Once again request your help in understanding a very small concept which continues to confuse me.
Say I have a databricks notebook with few cells. In cell 1, I have a small python function
from dateutil import tz
def getCurTsZn(z):
tz = tz.gettz(z)
ts = datetime.now(tz)
return ts
Now this function is called in the subsequent cells say within normal python/pyspark code. The following are some of the questions I have.
spark.sql("SELECT getCurTsZn("some zone")")
but if it is not needed, does registering actually make a difference ? Already looked at linked post. But not looking at Spark level optimized functions...just simple function like the one mentioned above.Until you declare/register this function as UDF, it will be executed as a normal Python function only on the driver node. Databricks attaches a separate Python REPL to each notebook, and each cell is evaluated in the context of that REPL.
Only when you declare/register the function as UDF, it will start to execute on the executor nodes as well.
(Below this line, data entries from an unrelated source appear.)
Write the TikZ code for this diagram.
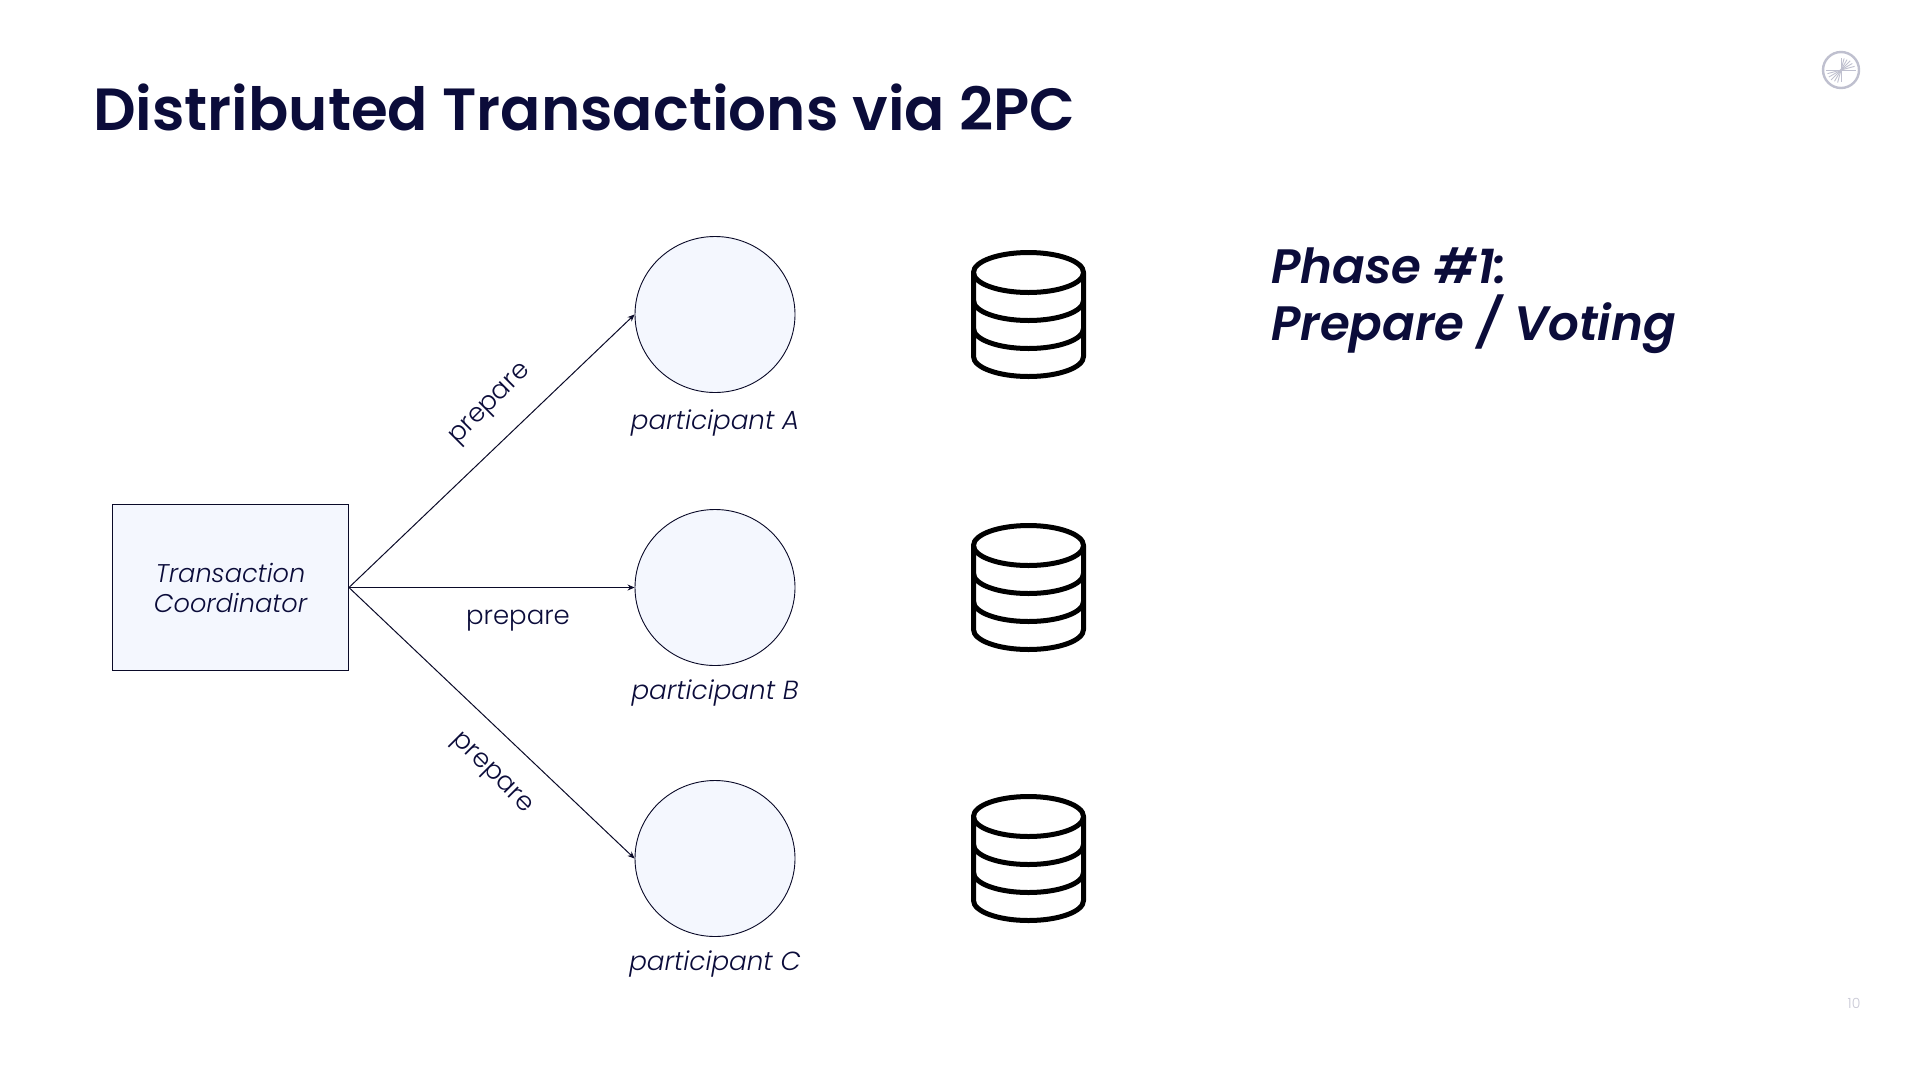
\documentclass[tikz,border=0pt]{standalone}
\usepackage{fontspec}
\setmainfont{Poppins}
\newfontfamily\semi{Poppins SemiBold}[ItalicFont={Poppins SemiBold Italic}]
\newfontfamily\lighter{Poppins Light}[ItalicFont={Poppins Light Italic}]
\usetikzlibrary{shapes.geometric,arrows.meta}
\definecolor{ink}{HTML}{0B0C3A}
\definecolor{edge}{HTML}{0A0A28}
\definecolor{pale}{HTML}{F4F7FE}
\definecolor{logo}{HTML}{BFC0CF}
\tikzset{
  boxed/.style={draw=edge,line width=0.9pt,fill=pale,inner sep=0pt},
  partic/.style={boxed,ellipse,minimum width=160pt,minimum height=156pt},
  coord/.style={boxed,rectangle,minimum width=236pt,minimum height=166pt,align=center,text=ink,font=\lighter\itshape\fontsize{25.6}{30}\selectfont},
  msg/.style={draw=edge,line width=1pt,-{Stealth[length=7pt,width=6pt]}},
  lab/.style={text=ink,font=\lighter\fontsize{26}{30}\selectfont,inner sep=0pt},
  plab/.style={text=ink,font=\lighter\itshape\fontsize{26.2}{30}\selectfont,inner sep=0pt},
  dbline/.style={draw=black,line width=5pt,line cap=round,line join=round}
}
\newcommand{\dbicon}[2]{%
  \begin{scope}[shift={(#1,#2)}]
    \draw[dbline] (-55,0) arc[x radius=55,y radius=20,start angle=180,end angle=-180];
    \draw[dbline] (-55,0) -- (-55,84) arc[x radius=55,y radius=20,start angle=180,end angle=0] -- (55,0);
    \draw[dbline] (-55,28) arc[x radius=55,y radius=20,start angle=180,end angle=0];
    \draw[dbline] (-55,56) arc[x radius=55,y radius=20,start angle=180,end angle=0];
  \end{scope}}
\begin{document}
\begin{tikzpicture}[x=1pt,y=-1pt]
\useasboundingbox (0,0) rectangle (1920,1080);
\fill[white] (0,0) rectangle (1920,1080);
\node[anchor=west,text=ink,inner sep=0pt,font=\semi\fontsize{59.5}{70}\selectfont] (title) at (93,107) {Distributed Transactions via 2PC};
\node[coord] (tc) at (230.5,587.5) {Transaction\\Coordinator};
\node[partic] (a) at (715,314.5) {};
\node[partic] (b) at (715,587.5) {};
\node[partic] (c) at (715,858.5) {};
\draw[msg] (tc.east) -- (a.west);
\draw[msg] (tc.east) -- (b.west);
\draw[msg] (tc.east) -- (c.west);
\node[lab,rotate=45] (la) at (491,405.5) {prepare};
\node[lab] (lb) at (518,621) {prepare};
\node[lab,rotate=-45] (lc) at (491,774) {prepare};
\node[plab] (pa) at (715,423) {participant A};
\node[plab] (pb) at (715,693.5) {participant B};
\node[plab] (pc) at (715,964) {participant C};
\dbicon{1028.5}{272.5}
\dbicon{1028.5}{545.5}
\dbicon{1028.5}{816.5}
\node[anchor=north west,text=ink,inner sep=0pt,align=left,font=\semi\itshape\fontsize{48.3}{57}\selectfont] (phase) at (1271,248) {Phase \#1:\\Prepare / Voting};
\node[draw=logo,circle,line width=2.4pt,minimum size=36pt,inner sep=0pt] (logo) at (1841,70) {};
\foreach \ang/\len in {180/15,165/14,150/14,135/14,120/13,105/13,90/12,0/15,-15/14,-30/13,-45/13,-60/12,-75/12,-90/12}
  \draw[logo,line width=0.9pt] (logo.center) -- ++(\ang:\len);
\node[text=logo!85,inner sep=0pt,font=\lighter\fontsize{14}{16}\selectfont] (num) at (1854,1003) {10};
\end{tikzpicture}
\end{document}
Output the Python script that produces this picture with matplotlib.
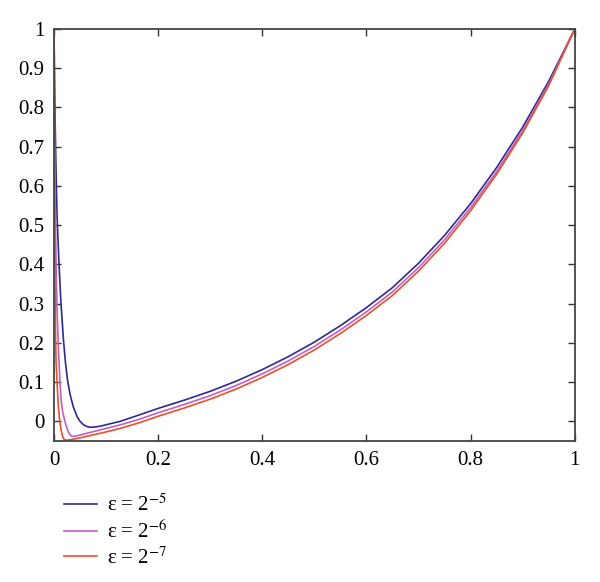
import numpy as np
import matplotlib
matplotlib.use('Agg')
import matplotlib.pyplot as plt
from matplotlib.ticker import FormatStrFormatter

plt.rcParams['font.family'] = ['Liberation Serif', 'DejaVu Serif']
plt.rcParams['mathtext.fontset'] = 'stix'

# curve values (x, u(x)) for each epsilon
x_eps5 = [0, 0.002, 0.004, 0.006, 0.009, 0.013, 0.018, 0.022, 0.026, 0.031, 0.037,
          0.044, 0.05, 0.057, 0.063, 0.069, 0.078, 0.09, 0.105, 0.127, 0.165,
          0.2, 0.25, 0.3, 0.35, 0.4, 0.45, 0.5, 0.55, 0.6, 0.65, 0.7, 0.75,
          0.8, 0.85, 0.9, 0.95, 1.0]
u_eps5 = [1.0, 0.78, 0.63, 0.52, 0.42, 0.31, 0.21, 0.15, 0.105, 0.068, 0.037,
          0.013, 0.0, -0.009, -0.013, -0.015, -0.0145, -0.012, -0.007, 0.0, 0.017,
          0.033, 0.054, 0.0766, 0.1025, 0.132, 0.165, 0.202, 0.244, 0.290, 0.341, 0.403, 0.474,
          0.555, 0.647, 0.750, 0.867, 1.0]

x_eps6 = [0, 0.001, 0.002, 0.004, 0.006, 0.008, 0.0115, 0.014, 0.017, 0.021, 0.026,
          0.03, 0.034, 0.04, 0.05, 0.07, 0.1, 0.127, 0.165,
          0.2, 0.25, 0.3, 0.35, 0.4, 0.45, 0.5, 0.55, 0.6, 0.65, 0.7, 0.75,
          0.8, 0.85, 0.9, 0.95, 1.0]
u_eps6 = [1.0, 0.75, 0.58, 0.4, 0.28, 0.2, 0.098, 0.05, 0.022, 0.0, -0.022,
          -0.033, -0.038, -0.038, -0.035, -0.028, -0.018, -0.009, 0.006,
          0.022, 0.043, 0.0656, 0.0915, 0.121, 0.154, 0.191, 0.233, 0.279, 0.330, 0.392, 0.463,
          0.545, 0.637, 0.741, 0.860, 1.0]

x_eps7 = [0, 0.0005, 0.001, 0.002, 0.003, 0.004, 0.006, 0.008, 0.011, 0.014, 0.017,
          0.02, 0.025, 0.035, 0.05, 0.07, 0.1, 0.127, 0.165,
          0.2, 0.25, 0.3, 0.35, 0.4, 0.45, 0.5, 0.55, 0.6, 0.65, 0.7, 0.75,
          0.8, 0.85, 0.9, 0.95, 1.0]
u_eps7 = [1.0, 0.75, 0.56, 0.35, 0.22, 0.15, 0.095, 0.045, 0.0, -0.025, -0.04,
          -0.047, -0.048, -0.046, -0.042, -0.036, -0.027, -0.018, -0.003,
          0.013, 0.034, 0.0566, 0.0825, 0.112, 0.145, 0.182, 0.224, 0.270, 0.321, 0.383, 0.454,
          0.537, 0.630, 0.735, 0.856, 1.0]

labels = ['ε = 2$^{-5}$', 'ε = 2$^{-6}$', 'ε = 2$^{-7}$']
colors = ['#2e2a90', '#c25fc2', '#e8512a']

fig = plt.figure(figsize=(6, 5.82), dpi=100)
ax = fig.add_axes([0.09, 0.2423, 0.868, 0.7079])

ax.plot(x_eps5, u_eps5, color=colors[0], lw=1.2, label=labels[0])
ax.plot(x_eps6, u_eps6, color=colors[1], lw=1.2, label=labels[1])
ax.plot(x_eps7, u_eps7, color=colors[2], lw=1.2, label=labels[2])

ax.set_xlim(0, 1)
ax.set_ylim(-0.05, 1)
ax.set_xticks(np.arange(0, 1.01, 0.2))
ax.set_yticks(np.arange(0, 1.01, 0.1))
ax.xaxis.set_major_formatter(FormatStrFormatter('%g'))
ax.yaxis.set_major_formatter(FormatStrFormatter('%g'))
ax.tick_params(direction='in', top=True, right=True, length=5, width=1,
               labelsize=15, color='#333333', pad=7)
for s in ax.spines.values():
    s.set_color('#444444')
    s.set_linewidth(1.3)

ax.legend(loc='upper left', bbox_to_anchor=(0.003, -0.11), frameon=False,
          fontsize=15, handlelength=1.6, handletextpad=0.45, labelspacing=0.2,
          borderaxespad=0)

fig.savefig('out.png', dpi=100)
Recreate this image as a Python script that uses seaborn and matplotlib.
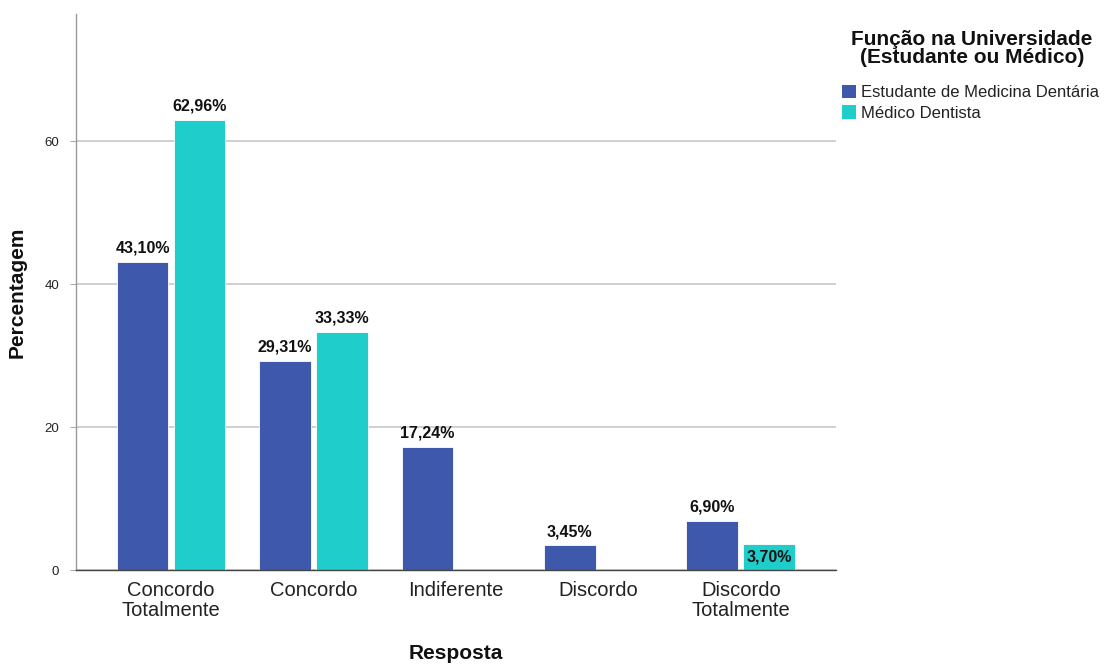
import matplotlib
matplotlib.use("Agg")
import matplotlib.pyplot as plt
from matplotlib import font_manager
import seaborn as sns
import pandas as pd

categories = ["Concordo\nTotalmente", "Concordo", "Indiferente", "Discordo", "Discordo\nTotalmente"]
groups = ["Estudante de Medicina Dentária", "Médico Dentista"]
estudante = [43.10, 29.31, 17.24, 3.45, 6.90]
medico = [62.96, 33.33, None, None, 3.70]
y_ticks = [0, 20, 40, 60]

colors = ["#3E58AC", "#1FCECB"]

rows = []
for cat, v in zip(categories, estudante):
    rows.append({"Resposta": cat, "Grupo": groups[0], "Percentagem": v})
for cat, v in zip(categories, medico):
    rows.append({"Resposta": cat, "Grupo": groups[1], "Percentagem": v})
df = pd.DataFrame(rows)

sns.set_theme(style="white")
available = {f.name for f in font_manager.fontManager.ttflist}
base_font = "Liberation Sans" if "Liberation Sans" in available else "DejaVu Sans"
label_font = "Liberation Sans Narrow" if "Liberation Sans Narrow" in available else base_font
plt.rcParams["font.family"] = [base_font, "DejaVu Sans"]

fig = plt.figure(figsize=(11.1, 6.66), dpi=100)
ax = fig.add_axes([0.0685, 0.144, 0.6845, 0.835])

sns.barplot(data=df, x="Resposta", y="Percentagem", hue="Grupo",
            order=categories, hue_order=groups, palette=colors,
            width=0.8, gap=0.09, dodge=True, saturation=1, errorbar=None,
            ax=ax, legend=False, edgecolor="white", linewidth=0.6)

ax.set_xlim(-0.667, 4.667)
ax.set_ylim(0, 77.8)
ax.set_yticks(y_ticks)
ax.set_yticklabels([str(t) for t in y_ticks], fontsize=9.5, color="#222222")
ax.tick_params(axis="y", length=4, width=0.8, color="#aaaaaa", pad=8, left=True)
ax.set_xticks(range(len(categories)))
ax.set_xticklabels(categories, fontsize=14.5, color="#222222", linespacing=1.05)
ax.tick_params(axis="x", length=0, pad=8)

ax.yaxis.grid(True, color="#c8c8c8", linewidth=1.2)
ax.set_axisbelow(True)
for s in ["top", "right"]:
    ax.spines[s].set_visible(False)
ax.spines["left"].set_color("#999999")
ax.spines["left"].set_linewidth(1.0)
ax.spines["bottom"].set_color("#444444")
ax.spines["bottom"].set_linewidth(1.0)

ax.set_xlabel("Resposta", fontsize=15, fontweight="bold", color="#111111")
ax.xaxis.set_label_coords(0.5, -0.133)
ax.set_ylabel("Percentagem", fontsize=15, fontweight="bold", color="#111111")
ax.yaxis.set_label_coords(-0.0645, 0.5)

# value labels, drawn from the same values as the bars
for container, values, inside_small in zip(ax.containers, [estudante, medico], [False, True]):
    for patch in container.patches:
        x = patch.get_x() + patch.get_width() / 2
        idx = int(round(x))
        v = values[idx]
        if v is None:
            continue
        text = f"{v:.2f}%".replace(".", ",")
        if inside_small and v < 5:
            ax.annotate(text, (x, v / 2), ha="center", va="center",
                        fontsize=11.5, fontweight="bold", family=label_font, color="#111111")
        else:
            ax.annotate(text, (x, v), xytext=(0, 4.5), textcoords="offset points",
                        ha="center", va="bottom", fontsize=11.5, fontweight="bold",
                        family=label_font, color="#111111")

fig.text(972 / 1110, 1 - 30 / 666, "Função na Universidade\n(Estudante ou Médico)",
         ha="center", va="top", fontsize=15, fontweight="bold", color="#111111",
         linespacing=0.95)
handles = [plt.Rectangle((0, 0), 1, 1, facecolor=c, edgecolor="none") for c in colors]
leg = fig.legend(handles, groups, loc="upper left",
                 bbox_to_anchor=(842 / 1110, 1 - 85 / 666), frameon=False,
                 fontsize=12, handlelength=0.85, handleheight=0.85, handletextpad=0.3,
                 labelspacing=0.3, borderaxespad=0, borderpad=0)
for t in leg.get_texts():
    t.set_color("#222222")

fig.savefig("out.png", dpi=100)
As you mentioned, there are "normal" and vectorized UDFs. Both types have the same problem - the data to be processed should be transferred from JVM memory to the Python interpreter memory. Vectorized UDFs have better performance primarily because they avoid necessary serialization, but overhead still exists (see blog post 1, 2). And both UDF types are still considered as black boxes because Spark doesn't know what happens inside and can't apply different optimizations to the code.